The last of the four harbingers of the open world is Mike Singleton’s The Lords of Midnight, the best adaptation of The Lord of the Rings to never have had the license. Singleton was not influenced by tabletop RPGs as far as I can tell, but was just interested in how to take the two threads of Tolkien’s epic – the adventure story and the epic war – and represent them in the 48K of the ZX Spectrum, Europe’s most iconic home computer. I was spellbound by The Lords of Midnight, even though it was actually terribly difficult to play, and even more difficult to play well. My appreciation of what it achieved grew when I started giving talks about the history of games, and peaked when I finally sacked Ushgarak (let’s not call it the Dark Tower of Mordor...) in Chris Wild’s outstanding port of the game.
Singleton did not rest on his laurels. The open-world-before-open-worlds concept was revisited in a sequel, Doomdark’s Revenge (which also has a fantastic port by Chris Wild) and later in Midwinter and its sequel, games that moved into polygonal 3D and were equally astounding, perhaps even more so, since they attempted the immersive presence we now expect from first person games before the hardware was in any way up to the task of rendering them. But there was just something about that square-based world in The Lords of Midnight that maintained its magic. It’s a mystical wonder that can also be found in Eye of the Beholder and The Bard’s Tale, which also built their world on squares, although both had so much more computational resources available that they cannot possibly count as the technical achievement that Mike Singleton’s classic was.

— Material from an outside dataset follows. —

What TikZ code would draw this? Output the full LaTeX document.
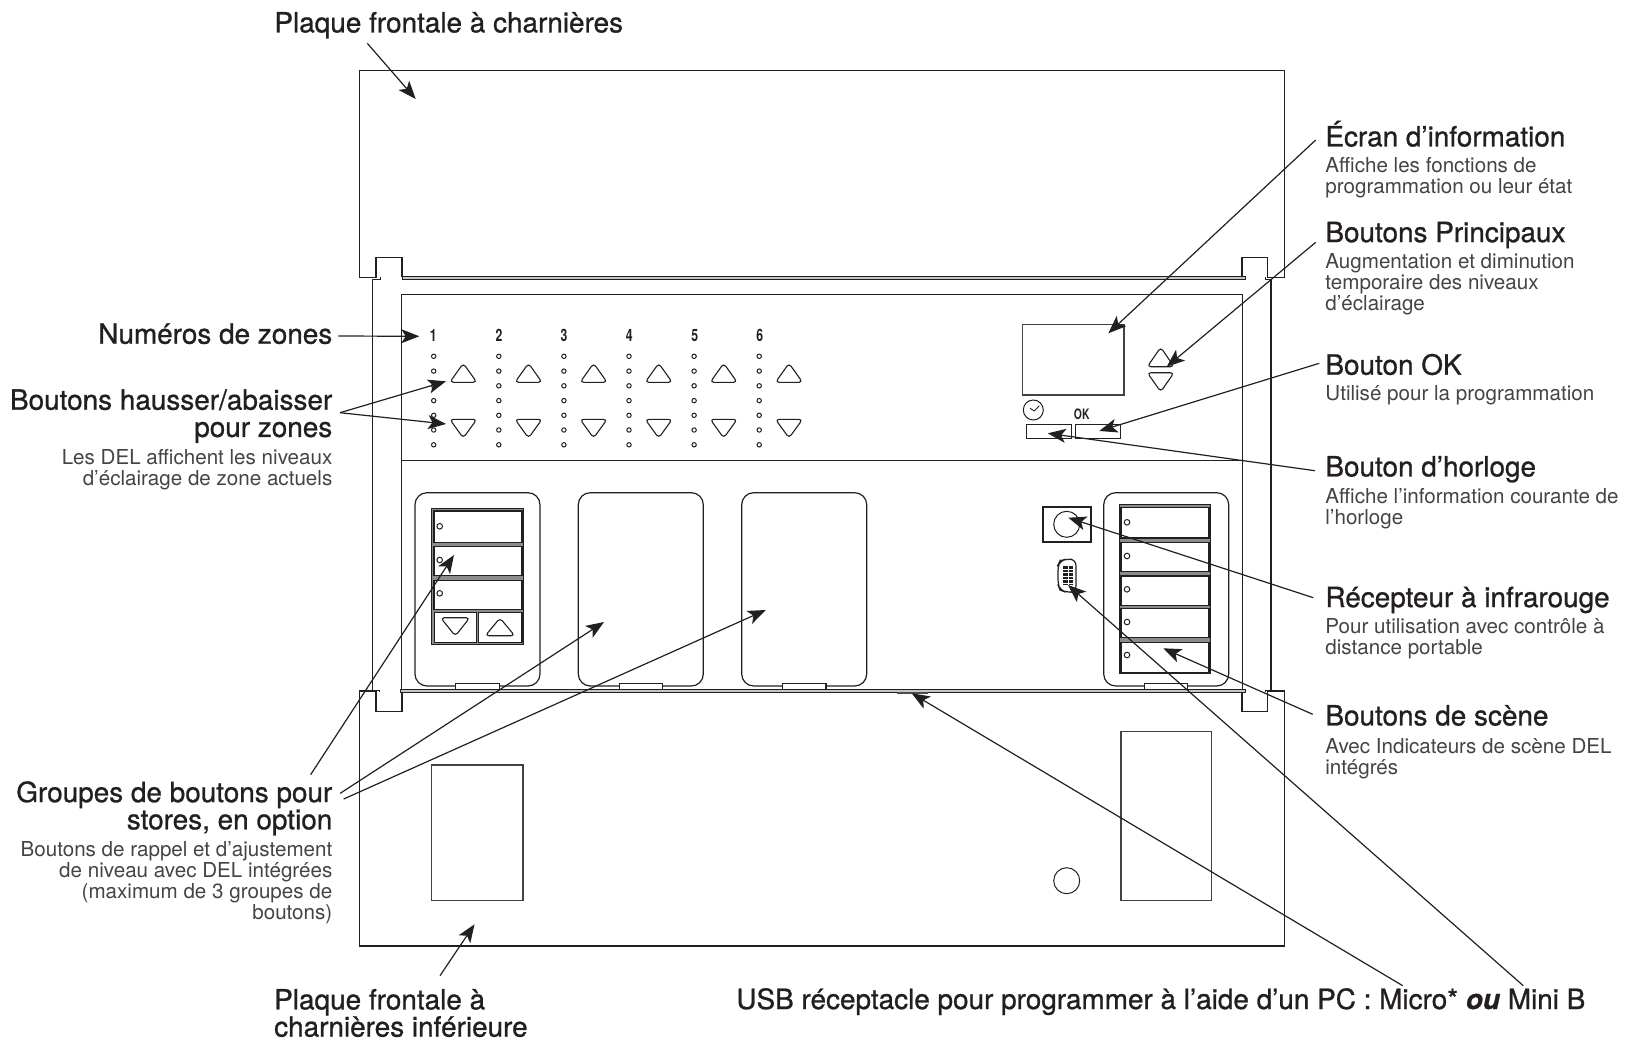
\documentclass[tikz,border=0pt]{standalone}
\usepackage{fontspec}
\usetikzlibrary{arrows.meta}
\setmainfont{TeX Gyre Heros}
\newfontfamily\headf[FakeBold=0.9]{TeX Gyre Heros}
\newfontfamily\usbf[FakeBold=0.9]{TeX Gyre Heros}
\newfontfamily\bodyf{TeX Gyre Heros}
\newfontfamily\numf[FakeStretch=0.72]{TeX Gyre Heros}
\definecolor{ink}{HTML}{231F20}
\definecolor{bodyc}{HTML}{454344}
\definecolor{band}{HTML}{8C8C8C}
\tikzset{
  lin/.style={draw=ink,line width=0.6pt},
  tri/.style={draw=ink,line width=0.55pt,rounded corners=1.8pt},
  led/.style={draw=ink,line width=0.5pt,fill=white},
  rowbtn/.style={draw=ink,line width=0.6pt,fill=white},
  wire/.style={draw=ink,line width=0.6pt,-{Stealth[length=9pt,width=7pt,inset=2.2pt]}},
  headw/.style={anchor=north west,inner sep=0pt,align=left,text=ink,font=\headf\fontsize{13.95}{13.6}\selectfont},
  heade/.style={anchor=north east,inner sep=0pt,align=right,text=ink,font=\headf\fontsize{13.95}{13.6}\selectfont},
  bodyw/.style={anchor=north west,inner sep=0pt,align=left,text=bodyc,font=\bodyf\fontsize{10.3}{10.5}\selectfont},
  bodye/.style={anchor=north east,inner sep=0pt,align=right,text=bodyc,font=\bodyf\fontsize{10.3}{10.5}\selectfont},
}
\newcommand{\hs}{\rule{0pt}{13.5pt}}
\newcommand{\bs}{\rule{0pt}{8pt}}
\begin{document}
\begin{tikzpicture}[x=0.5pt,y=-0.5pt]
\useasboundingbox (0,0) rectangle (1627,1039);
% top plate
\draw[lin] (359.3,277.3) -- (359.3,70.5) -- (1284.3,70.5) -- (1284.3,277.3) -- (1267.3,277.3) -- (1267.3,257.3) -- (1242,257.3) -- (1242,277);
\draw[lin] (359.3,277.3) -- (376,277.3) -- (376,257.3) -- (402,257.3) -- (402,277);
% top hinge
\draw[lin,fill=band!50,line width=0.5pt] (402,276.8) rectangle (1245,279.4);
\draw[lin,line width=0.5pt] (372.3,279.4) -- (380,279.4) -- (380,277);
\draw[lin,line width=0.5pt] (1265,277) -- (1265,279.4) -- (1271,279.4);
% body
\draw[lin] (372.3,279.4) -- (372.3,690);
\draw[lin,line width=0.8pt] (1271,279.4) -- (1271,690);
\draw[lin] (401.7,294.3) rectangle (1242.7,460.7);
\draw[lin] (401.7,460.7) -- (401.7,690);
\draw[lin] (1242.7,460.7) -- (1242.7,690);
% zone controls
\foreach \i/\nx/\lx/\tx in {1/433.3/433.7/463.3,2/499/498.8/528.5,3/564/563.9/593.6,4/629.3/629/658.7,5/694.7/694.1/723.7,6/759.7/759.2/789}{
  \node[inner sep=0pt,text=ink,font=\numf\bfseries\fontsize{8.5}{9}\selectfont] (z\i) at (\nx,335.3) {\i};
  \foreach \ly in {356.3,371.1,385.8,400.6,415.3,430,444.8}
    \draw[led] (\lx,\ly) circle (1.1pt);
  \draw[tri] (\tx,363.3) -- (\tx+13.5,382.3) -- (\tx-13.5,382.3) -- cycle;
  \draw[tri] (\tx,438) -- (\tx+13.5,419.3) -- (\tx-13.5,419.3) -- cycle;
}
% display
\draw[draw=ink!85,line width=0.7pt] (1022.7,324.3) rectangle (1124,395);
\draw[tri] (1160.7,347.3) -- (1174,366.7) -- (1147.3,366.7) -- cycle;
\draw[tri] (1160.7,391.7) -- (1174,372.7) -- (1147.3,372.7) -- cycle;
\draw[lin,line width=0.5pt] (1033.3,410) circle (10);
\draw[lin,line width=0.45pt] (1030,408.3) -- (1034.3,411) -- (1039.3,405.7);
\draw[lin] (1026.3,424.3) rectangle (1071.7,438.3);
\draw[lin] (1075.3,424.3) rectangle (1120.3,438.3);
\node[inner sep=0pt,text=ink,font=\numf\bfseries\fontsize{7.2}{8}\selectfont] (oktext) at (1081.7,414.3) {OK};
% button groups
\foreach \xa/\xb/\ta/\tb in {415/540/455.7/499.3,578.3/703.3/619.3/662.7,741.7/866.7/782.7/826,1103.7/1228.7/1144.3/1187.7}{
  \draw[lin,rounded corners=6pt] (\xa,492.7) rectangle (\xb,686);
  \draw[lin,fill=white] (\ta,689.5) -- (\ta,683.3) -- (\tb,683.3) -- (\tb,689.5);
}
% group 1 buttons
\draw[lin,fill=band] (431.7,508.3) rectangle (523.3,644.7);
\foreach \ya/\yb in {511/542.3,546.3/575.7,580.3/609.7}
  \draw[rowbtn] (434,\ya) rectangle (522,\yb);
\draw[rowbtn] (434.3,612.3) rectangle (476.7,642.3);
\draw[rowbtn] (478.7,612.3) rectangle (522,642.3);
\foreach \ly in {526.3,560,593.3}
  \draw[led] (439.7,\ly) circle (1.4pt);
\draw[tri] (455.3,636) -- (469.7,617.7) -- (440.7,617.7) -- cycle;
\draw[tri] (500,618) -- (514.7,635.7) -- (485.3,635.7) -- cycle;
% group 4 buttons
\draw[lin,fill=band] (1119.3,504.3) rectangle (1210.7,673.3);
\foreach \ya/\yb in {507.3/538,542.3/571.3,576/605.3,608.7/637.7,642.3/672.3}
  \draw[rowbtn] (1121,\ya) rectangle (1209,\yb);
\foreach \ly in {522.3,556,589.3,622,655}
  \draw[led] (1127,\ly) circle (1.4pt);
% IR
\draw[lin,line width=0.9pt] (1042.7,506.7) rectangle (1091,542.3);
\draw[lin,line width=0.5pt] (1066.7,524.3) circle (13);
% USB
\draw[lin,rounded corners=3pt] (1060,561) -- (1066,559) -- (1076,559.5) -- (1076,592) -- (1066,592.3) -- (1060,590) -- (1058,585) -- (1058,565) -- cycle;
\fill[ink] (1063,566) rectangle (1073,585);
\foreach \uy in {569,572.5,576,579.5,583}
  \draw[white,line width=0.4pt] (1063,\uy) -- (1073,\uy);
\draw[white,line width=0.4pt] (1068,566) -- (1068,585);
% bottom plate
\draw[lin] (359.3,691) -- (359.3,946) -- (1284.3,946) -- (1284.3,691) -- (1267.7,691) -- (1267.7,711.3) -- (1242,711.3) -- (1242,692);
\draw[lin] (359.3,691) -- (376,691) -- (376,711.3) -- (402,711.3) -- (402,692);
\draw[lin,fill=band!50,line width=0.5pt] (400,689.7) rectangle (1245.5,692.3);
\draw[lin,line width=0.5pt] (373,690) -- (379,690) -- (379,692);
\draw[lin,line width=0.5pt] (1265,692.3) -- (1265,690) -- (1271,690);
\draw[draw=ink!80,line width=1pt] (897,693) -- (928,693);
\draw[lin,draw=ink!85] (431.6,765) rectangle (523,900.3);
\draw[lin,draw=ink!85] (1121,731.5) rectangle (1211.7,900.3);
\draw[lin,line width=0.5pt] (1066.7,880.7) circle (13);
% labels
\node[headw] (plaquetop) at (274,5) {\hs Plaque frontale à charnières};
\node[heade] (numeros) at (332.7,316.3) {\hs Numéros de zones};
\node[heade] (hausser) at (332.7,382.3) {\hs Boutons hausser/abaisser\\pour zones};
\node[bodye] (hausserb) at (332.7,448) {\bs Les DEL affichent les niveaux\\d’éclairage de zone actuels};
\node[heade] (groupes) at (332.7,774.7) {\hs Groupes de boutons pour\\stores, en option};
\node[bodye] (groupesb) at (332.7,839.7) {\bs Boutons de rappel et d’ajustement\\de niveau avec DEL intégrées\\(maximum de 3 groupes de\\boutons)};
\node[headw] (plaqueinf) at (273.8,982) {\hs Plaque frontale à\\charnières inférieure};
\node[headw] (ecran) at (1325,119) {\hs Écran d’information};
\node[bodyw] (ecranb) at (1325,156.3) {\bs Affiche les fonctions de\\programmation ou leur état};
\node[headw] (princ) at (1325,214.7) {\hs Boutons Principaux};
\node[bodyw] (princb) at (1325,252.3) {\bs Augmentation et diminution\\temporaire des niveaux\\d’éclairage};
\node[headw] (ok) at (1325,347.3) {\hs Bouton OK};
\node[bodyw] (okb) at (1325,384) {\bs Utilisé pour la programmation};
\node[headw] (horl) at (1325,449) {\hs Bouton d’horloge};
\node[bodyw] (horlb) at (1325,487.3) {\bs Affiche l’information courante de\\l’horloge};
\node[headw] (recep) at (1325,579.7) {\hs Récepteur à infrarouge};
\node[bodyw] (recepb) at (1325,617.3) {\bs Pour utilisation avec contrôle à\\distance portable};
\node[headw] (scene) at (1325,698) {\hs Boutons de scène};
\node[bodyw] (sceneb) at (1325,736.7) {\bs Avec Indicateurs de scène DEL\\intégrés};
\node[anchor=base west,inner sep=0pt,text=ink,font=\usbf\fontsize{13.95}{14}\selectfont] (usb) at (736,1009) {USB réceptacle pour programmer à l’aide d’un PC : Micro* \textit{\textbf{ou}} Mini B};
% connector ends
\foreach \n/\p in {a1/{367.3,43.3},a2/{415.7,99},b1/{338.3,336},b2/{419.3,336.3},c0/{340,412.7},c1/{446,381.3},c2/{446,424},
  d1/{310.6,774.7},d2/{454,555},e1/{340.2,793.3},e2/{604,622},f1/{343.7,799},f2/{765.8,610},g1/{440,975.7},g2/{474.5,924.3},
  h1/{1315.7,140},h2/{1108.3,333.3},i1/{1315.7,242.3},i2/{1166.7,366.7},j1/{1319.3,363.3},j2/{1099.3,431},k1/{1315,470.7},k2/{1047.7,433.3},
  l1/{1313.3,597.7},l2/{1068.3,517.7},m1/{1312.7,714.3},m2/{1163.3,648.3},n1/{1402.7,985.7},n2/{911.7,693.3},o1/{1523.3,985.7},o2/{1068,585}}
  \coordinate (\n) at (\p);
\draw[wire] (a1) -- (a2);
\draw[wire] (b1) -- (b2);
\draw[wire] (c0) -- (c1);
\draw[wire] (c0) -- (c2);
\draw[wire] (d1) -- (d2);
\draw[wire] (e1) -- (e2);
\draw[wire] (f1) -- (f2);
\draw[wire] (g1) -- (g2);
\draw[wire] (h1) -- (h2);
\draw[wire] (i1) -- (i2);
\draw[wire] (j1) -- (j2);
\draw[wire] (k1) -- (k2);
\draw[wire] (l1) -- (l2);
\draw[wire] (m1) -- (m2);
\draw[wire] (n1) -- (n2);
\draw[wire] (o1) -- (o2);
\end{tikzpicture}
\end{document}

I felt a debt of honour to him. I don’t really know why, but I always have. In the 1990s, when I was working on the Discworld games, I tried to make a game in that style, but it was impossible to make the argument for it then. It’s not that much easier now, to be honest! But at least now we have a thriving indie community who sometimes welcome the strange and wonderful into their hearts. So I made Silk, to pay off that debt to Mike Singleton. It’s why even though the game is set in 200AD, it’s also inextricably about 1984.